There are other issues to be concerned about.
For one, hydroxychloroquine may have been safely prescribed for decades, but it is not benign — the drug can cause irregular heart rhythms. Given the mortality risk, the American College of Cardiology suggests any patient prescribed the drug should be part of a clinical trial, while conceding the benefit may outweigh the risk in Covid-19 patients who are in intensive care units or over 70 years old.
Another problem: The rush to prescribe is making it hard for people with lupus and rheumatoid arthritis to get refills, since the drug was approved to treat those illnesses, as well. Presumably, manufacturer donations to the Strategic National Stockpile will alleviate this concern, but there’s no guarantee if many prescriptions are written for people with mild to moderate symptoms.
This possibility may only have been heightened by the emergency use granted by the FDA, which makes the medication available to hospital patients if a clinical trial is not underway. But this could give the wrong impression about the spotty trial data, which the FDA acknowledged was anecdotal. And as Fernandez Lynch points out, it could be easy for some people to confuse the move with an actual FDA approval.
For now, I think the approach taken by such physicians as David Hill makes the most sense.
A pulmonologist in Waterbury, Conn., where he chairs the pharmacy and therapeutic committee at a local hospital, he explained there are protocols for using the drug in patients who are deteriorating and actively looking to participate in clinical trials. Although he says when previously healthy patients are dying, “it does pressure us to just try something, but that is potentially dangerous.”
“My biggest fear is the public will think there is an effective treatment and abandon the physical distancing that is needed to control this epidemic.”
David Hill, pulmonologist
“There is definitely the balance between using unproven therapy and trying to prevent death,” he wrote me. “My biggest fear is the public will think there is an effective treatment and abandon the physical distancing that is needed to control this epidemic.
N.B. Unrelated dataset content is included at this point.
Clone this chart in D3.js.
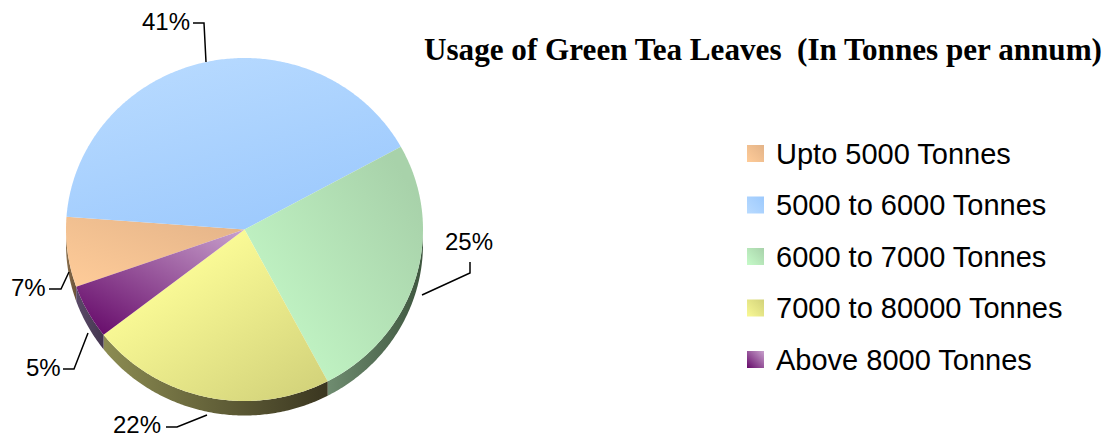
<!DOCTYPE html>
<html>
<head>
<meta charset="utf-8">
<script src="https://cdn.jsdelivr.net/npm/d3@7"></script>
<style>
  html, body { margin: 0; padding: 0; background: #fff; }
  svg { display: block; }
</style>
</head>
<body>
<div id="chart"></div>
<script>
const categories = ['Upto 5000 Tonnes', '5000 to 6000 Tonnes', '6000 to 7000 Tonnes', '7000 to 80000 Tonnes', 'Above 8000 Tonnes'];
const shares = [6.6, 40.8, 25.3, 22.2, 5.1];
const chartTitle = 'Usage of Green Tea Leaves  (In Tonnes per annum)';

// light end / dark end of each slice gradient
const lightColors = ['#ffcc99', '#b9dbff', '#c6fbc9', '#f9f995', '#c9a2cd'];
const darkColors = ['#e3b388', '#9cc9fd', '#a8d2aa', '#d2d27a', '#660a6a'];
const wallLeft = ['#8a6f4c', '#555', '#6f8c70', '#8c8c52', '#5b4a68'];
const wallRight = ['#6a5238', '#555', '#3e563f', '#3a3620', '#443650'];

const width = 1107, height = 439;
const cx = 244.5, cy = 229.5, rx = 178.5, ry = 171.5, depth = 14.5;

// gradient direction per slice, bounding box units
const gradDirs = [
  [0, 1, 1, 0],
  [0.15, 0, 0.7, 1],
  [0.1, 1, 1, 0.25],
  [0.3, 0.3, 0.9, 1],
  [1, 0, 0.1, 1]
];

// label anchor and leader polyline for each slice
const labelSpots = [
  { x: 11, y: 296, line: [[49, 289], [61, 289], [69, 272]] },
  { x: 142, y: 30, line: [[193, 23], [204, 23], [206, 62]] },
  { x: 445, y: 250, line: [[470, 262], [470, 273], [422, 295]] },
  { x: 113, y: 433, line: [[166, 427], [177, 427], [207, 415]] },
  { x: 26, y: 376, line: [[63, 369], [74, 369], [88, 333]] }
];

const svg = d3.select('#chart').append('svg')
  .attr('width', width)
  .attr('height', height);

const defs = svg.append('defs');

categories.forEach((c, i) => {
  const g = defs.append('linearGradient')
    .attr('id', 'top' + i)
    .attr('x1', gradDirs[i][0]).attr('y1', gradDirs[i][1])
    .attr('x2', gradDirs[i][2]).attr('y2', gradDirs[i][3]);
  g.append('stop').attr('offset', 0).attr('stop-color', lightColors[i]);
  g.append('stop').attr('offset', 1).attr('stop-color', darkColors[i]);

  const w = defs.append('linearGradient')
    .attr('id', 'wall' + i)
    .attr('x1', 0).attr('y1', 0).attr('x2', 1).attr('y2', 0);
  w.append('stop').attr('offset', 0).attr('stop-color', wallLeft[i]);
  w.append('stop').attr('offset', 1).attr('stop-color', wallRight[i]);
});

// legend swatches run the other way round, dark corner to light
categories.forEach((c, i) => {
  const g = defs.append('linearGradient')
    .attr('id', 'swatch' + i)
    .attr('x1', 0).attr('y1', 1).attr('x2', 1).attr('y2', 0);
  g.append('stop').attr('offset', 0).attr('stop-color', i === 4 ? darkColors[i] : lightColors[i]);
  g.append('stop').attr('offset', 1).attr('stop-color', i === 4 ? lightColors[i] : darkColors[i]);
});

const pie = d3.pie()
  .sort(null)
  .startAngle(250.5 * Math.PI / 180)
  .endAngle((250.5 + 360) * Math.PI / 180);
const arcs = pie(shares);

// unit circle squeezed into an ellipse, same as the tilted pie
const px = d3.scaleLinear().domain([-1, 1]).range([cx - rx, cx + rx]);
const py = d3.scaleLinear().domain([-1, 1]).range([cy - ry, cy + ry]);
const pointAt = (a, dy) => [px(Math.sin(a)), py(-Math.cos(a)) + dy];

// side walls: only the part of a slice facing the viewer
const walls = svg.append('g');
arcs.forEach((d, i) => {
  const tau = Math.PI * 2;
  [0, tau, -tau].forEach(shift => {
    const a0 = Math.max(d.startAngle + shift, Math.PI / 2);
    const a1 = Math.min(d.endAngle + shift, Math.PI * 1.5);
    if (a1 <= a0) return;
    const steps = d3.range(a0, a1, 0.01).concat([a1]);
    const upper = steps.map(a => pointAt(a, 0));
    const lower = steps.slice().reverse().map(a => pointAt(a, depth));
    walls.append('path')
      .attr('d', d3.line()(upper.concat(lower)) + 'Z')
      .attr('fill', `url(#wall${i})`);
  });
});

// top faces
svg.append('g')
  .selectAll('path')
  .data(arcs)
  .join('path')
  .attr('d', d => {
    const steps = d3.range(d.startAngle, d.endAngle, 0.01).concat([d.endAngle]);
    return d3.line()([[px(0), py(0)]].concat(steps.map(a => pointAt(a, 0)))) + 'Z';
  })
  .attr('fill', (d, i) => `url(#top${i})`);

// leader lines and percent labels
const pct = d3.format('.0f');
labelSpots.forEach((s, i) => {
  svg.append('path')
    .attr('d', d3.line()(s.line))
    .attr('fill', 'none')
    .attr('stroke', '#000')
    .attr('stroke-width', 1.5);
  svg.append('text')
    .attr('x', s.x)
    .attr('y', s.y)
    .attr('font-family', '"Liberation Sans", Arial, sans-serif')
    .attr('font-size', 24)
    .text(pct(shares[i]) + '%');
});

svg.append('text')
  .attr('x', 424)
  .attr('y', 60)
  .style('white-space', 'pre')
  .attr('font-family', '"Liberation Serif", "Times New Roman", serif')
  .attr('font-weight', 'bold')
  .attr('font-size', 31)
  .attr('textLength', 678)
  .attr('lengthAdjust', 'spacingAndGlyphs')
  .text(chartTitle);

const legend = svg.append('g');
const legendY = d3.scalePoint().domain(categories).range([145, 351]);
categories.forEach((c, i) => {
  legend.append('rect')
    .attr('x', 747)
    .attr('y', legendY(c))
    .attr('width', 17)
    .attr('height', 17)
    .attr('fill', `url(#swatch${i})`);
  legend.append('text')
    .attr('x', 776)
    .attr('y', legendY(c) + 18.5)
    .attr('font-family', '"Liberation Sans", Arial, sans-serif')
    .attr('font-size', 29)
    .text(c);
});
</script>
</body>
</html>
We are using (hydroxychloroquine and a related drug called chloroquine) with reluctance because they may be ineffective or harmful and with the hope that they may work.
“The bottom line is good quality data is desperately needed and poor quality studies or data should not be needlessly hyped.”
Indeed, this may be the medical quagmire of our time.
In the coming weeks, countless people will become infected with a severe case of Covid-19. For some, hydroxochloroquine may be their only hope.
Even so, let’s not work ourselves into a different kind of fever over a medicine that, for the moment, lacks sufficient evidence.